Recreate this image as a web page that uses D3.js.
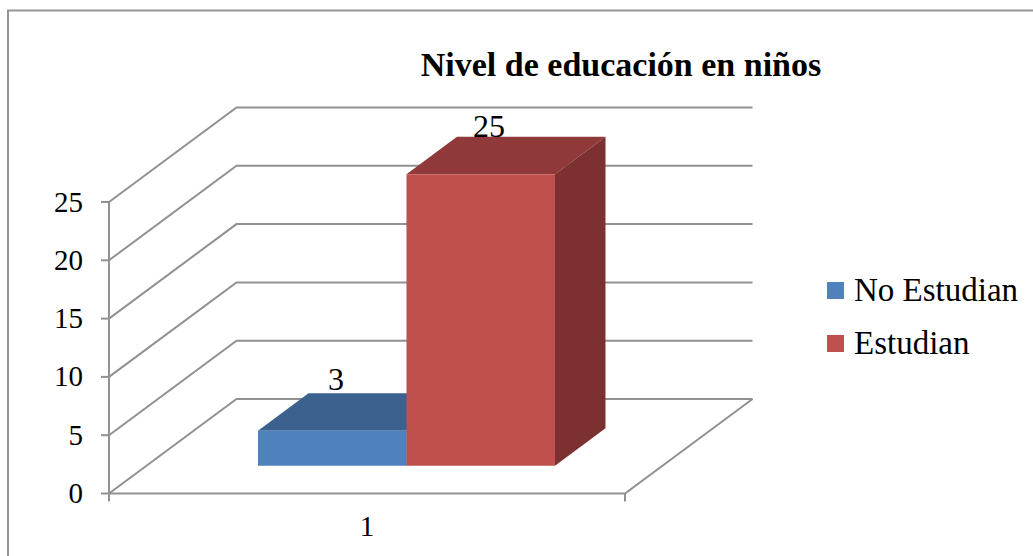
<!DOCTYPE html>
<html><head><meta charset="utf-8">
<script src="https://cdn.jsdelivr.net/npm/d3@7/dist/d3.min.js"></script>
<style>html,body{margin:0;padding:0;background:#fff}svg{display:block}text{font-family:"Liberation Serif",serif;fill:#000}</style>
</head><body><svg id="c" width="1033" height="556"></svg>
<script>
const title = "Nivel de educación en niños";
const categories = ["1"];
const seriesNames = ["No Estudian", "Estudian"];
const seriesValues = [3, 25];
const frontColors = ["#4f81bd", "#c0504d"];
const topColors = ["#3c618e", "#90393a"];
const sideColors = ["#315074", "#7c3030"];
const yTicks = [0, 5, 10, 15, 20, 25];

const svg = d3.select("#c");
const grid = "#919191";
svg.append("path").attr("d","M8,556V10.5H1033").attr("fill","none").attr("stroke","#949494").attr("stroke-width",2);

const y = d3.scaleLinear().domain([0,25]).range([493.5,202]);
const x = d3.scaleBand().domain(categories).range([109,625]);
const depthX = d3.scaleLinear().domain([0,1]).range([0,127.5]);
const depthY = d3.scaleLinear().domain([0,1]).range([0,-94.5]);
const px = (xv,d)=>xv+depthX(d);
const py = (v,d)=>y(v)+depthY(d);
const line = d3.line();

const g = svg.append("g").attr("fill","none").attr("stroke",grid).attr("stroke-width",2);
yTicks.forEach(t=>{
  g.append("path").attr("d",line([[x.range()[0],py(t,0)],[px(x.range()[0],1),py(t,1)],[px(x.range()[1],1),py(t,1)]]));
  g.append("path").attr("d",line([[x.range()[0]-8,py(t,0)],[x.range()[0],py(t,0)]]));
});
g.append("path").attr("d",line([[x.range()[0],py(0,0)],[x.range()[1],py(0,0)],[px(x.range()[1],1),py(0,1)]]));
g.append("path").attr("d",line([[x.range()[0],py(25,0)],[x.range()[0],py(0,0)+8]]));
g.append("path").attr("d",line([[x.range()[1],py(0,0)],[x.range()[1],py(0,0)+8]]));

const inner = d3.scaleBand().domain(seriesNames).range([x("1")+149,x("1")+149+297]).paddingInner(0);
const dFront = 0.294, dBack = 0.69;
seriesNames.forEach((name,i)=>{
  const bg = svg.append("g");
  const x0 = inner(name)-37.5+depthX(dFront), x1 = x0+inner.bandwidth();
  const v = seriesValues[i];
  const dd = depthX(dBack-dFront);
  const poly=(pts,c)=>bg.append("path").attr("d",line(pts)+"Z").attr("fill",c);
  poly([[x0,py(v,dFront)],[x0+dd,py(v,dBack)],[x1+dd,py(v,dBack)],[x1,py(v,dFront)]],topColors[i]);
  poly([[x1,py(0,dFront)],[x1,py(v,dFront)],[x1+dd,py(v,dBack)],[x1+dd,py(0,dBack)]],sideColors[i]);
  poly([[x0,py(0,dFront)],[x0,py(v,dFront)],[x1,py(v,dFront)],[x1,py(0,dFront)]],frontColors[i]);
});

yTicks.forEach(t=>svg.append("text").attr("x",83).attr("y",py(t,0)+9.5).attr("text-anchor","end").attr("font-size",29).text(t));
svg.append("text").attr("x",x("1")+x.bandwidth()/2).attr("y",536).attr("text-anchor","middle").attr("font-size",29).text(categories[0]);
svg.append("text").attr("x",336).attr("y",390).attr("text-anchor","middle").attr("font-size",32).text(seriesValues[0]);
svg.append("text").attr("x",489).attr("y",137).attr("text-anchor","middle").attr("font-size",32).text(seriesValues[1]);
svg.append("text").attr("x",621).attr("y",76).attr("text-anchor","middle").attr("font-size",34).attr("font-weight","bold").text(title);

seriesNames.forEach((n,i)=>{
  const yy = 282+i*53;
  svg.append("rect").attr("x",827).attr("y",yy).attr("width",17).attr("height",17).attr("fill",frontColors[i]);
  svg.append("text").attr("x",854).attr("y",yy+19).attr("font-size",33).text(n);
});
</script></body></html>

■ ■ ■ ■ ■

Write out the listing above exactly as it stands, pictures excluded.

Recreate this image as a web page that uses D3.js.
<!DOCTYPE html>
<html><head><meta charset="utf-8">
<script src="https://cdn.jsdelivr.net/npm/d3@7/dist/d3.min.js"></script>
<style>html,body{margin:0;padding:0;background:#fff}svg{display:block}text{font-family:"Liberation Serif",serif;fill:#000}</style>
</head><body><svg id="c" width="1033" height="556"></svg>
<script>
const title = "Nivel de educación en niños";
const categories = ["1"];
const seriesNames = ["No Estudian", "Estudian"];
const seriesValues = [3, 25];
const frontColors = ["#4f81bd", "#c0504d"];
const topColors = ["#3c618e", "#90393a"];
const sideColors = ["#315074", "#7c3030"];
const yTicks = [0, 5, 10, 15, 20, 25];

const svg = d3.select("#c");
const grid = "#919191";
svg.append("path").attr("d","M8,556V10.5H1033").attr("fill","none").attr("stroke","#949494").attr("stroke-width",2);

const y = d3.scaleLinear().domain([0,25]).range([493.5,202]);
const x = d3.scaleBand().domain(categories).range([109,625]);
const depthX = d3.scaleLinear().domain([0,1]).range([0,127.5]);
const depthY = d3.scaleLinear().domain([0,1]).range([0,-94.5]);
const px = (xv,d)=>xv+depthX(d);
const py = (v,d)=>y(v)+depthY(d);
const line = d3.line();

const g = svg.append("g").attr("fill","none").attr("stroke",grid).attr("stroke-width",2);
yTicks.forEach(t=>{
  g.append("path").attr("d",line([[x.range()[0],py(t,0)],[px(x.range()[0],1),py(t,1)],[px(x.range()[1],1),py(t,1)]]));
  g.append("path").attr("d",line([[x.range()[0]-8,py(t,0)],[x.range()[0],py(t,0)]]));
});
g.append("path").attr("d",line([[x.range()[0],py(0,0)],[x.range()[1],py(0,0)],[px(x.range()[1],1),py(0,1)]]));
g.append("path").attr("d",line([[x.range()[0],py(25,0)],[x.range()[0],py(0,0)+8]]));
g.append("path").attr("d",line([[x.range()[1],py(0,0)],[x.range()[1],py(0,0)+8]]));

const inner = d3.scaleBand().domain(seriesNames).range([x("1")+149,x("1")+149+297]).paddingInner(0);
const dFront = 0.294, dBack = 0.69;
seriesNames.forEach((name,i)=>{
  const bg = svg.append("g");
  const x0 = inner(name)-37.5+depthX(dFront), x1 = x0+inner.bandwidth();
  const v = seriesValues[i];
  const dd = depthX(dBack-dFront);
  const poly=(pts,c)=>bg.append("path").attr("d",line(pts)+"Z").attr("fill",c);
  poly([[x0,py(v,dFront)],[x0+dd,py(v,dBack)],[x1+dd,py(v,dBack)],[x1,py(v,dFront)]],topColors[i]);
  poly([[x1,py(0,dFront)],[x1,py(v,dFront)],[x1+dd,py(v,dBack)],[x1+dd,py(0,dBack)]],sideColors[i]);
  poly([[x0,py(0,dFront)],[x0,py(v,dFront)],[x1,py(v,dFront)],[x1,py(0,dFront)]],frontColors[i]);
});

yTicks.forEach(t=>svg.append("text").attr("x",83).attr("y",py(t,0)+9.5).attr("text-anchor","end").attr("font-size",29).text(t));
svg.append("text").attr("x",x("1")+x.bandwidth()/2).attr("y",536).attr("text-anchor","middle").attr("font-size",29).text(categories[0]);
svg.append("text").attr("x",336).attr("y",390).attr("text-anchor","middle").attr("font-size",32).text(seriesValues[0]);
svg.append("text").attr("x",489).attr("y",137).attr("text-anchor","middle").attr("font-size",32).text(seriesValues[1]);
svg.append("text").attr("x",621).attr("y",76).attr("text-anchor","middle").attr("font-size",34).attr("font-weight","bold").text(title);

seriesNames.forEach((n,i)=>{
  const yy = 282+i*53;
  svg.append("rect").attr("x",827).attr("y",yy).attr("width",17).attr("height",17).attr("fill",frontColors[i]);
  svg.append("text").attr("x",854).attr("y",yy+19).attr("font-size",33).text(n);
});
</script></body></html>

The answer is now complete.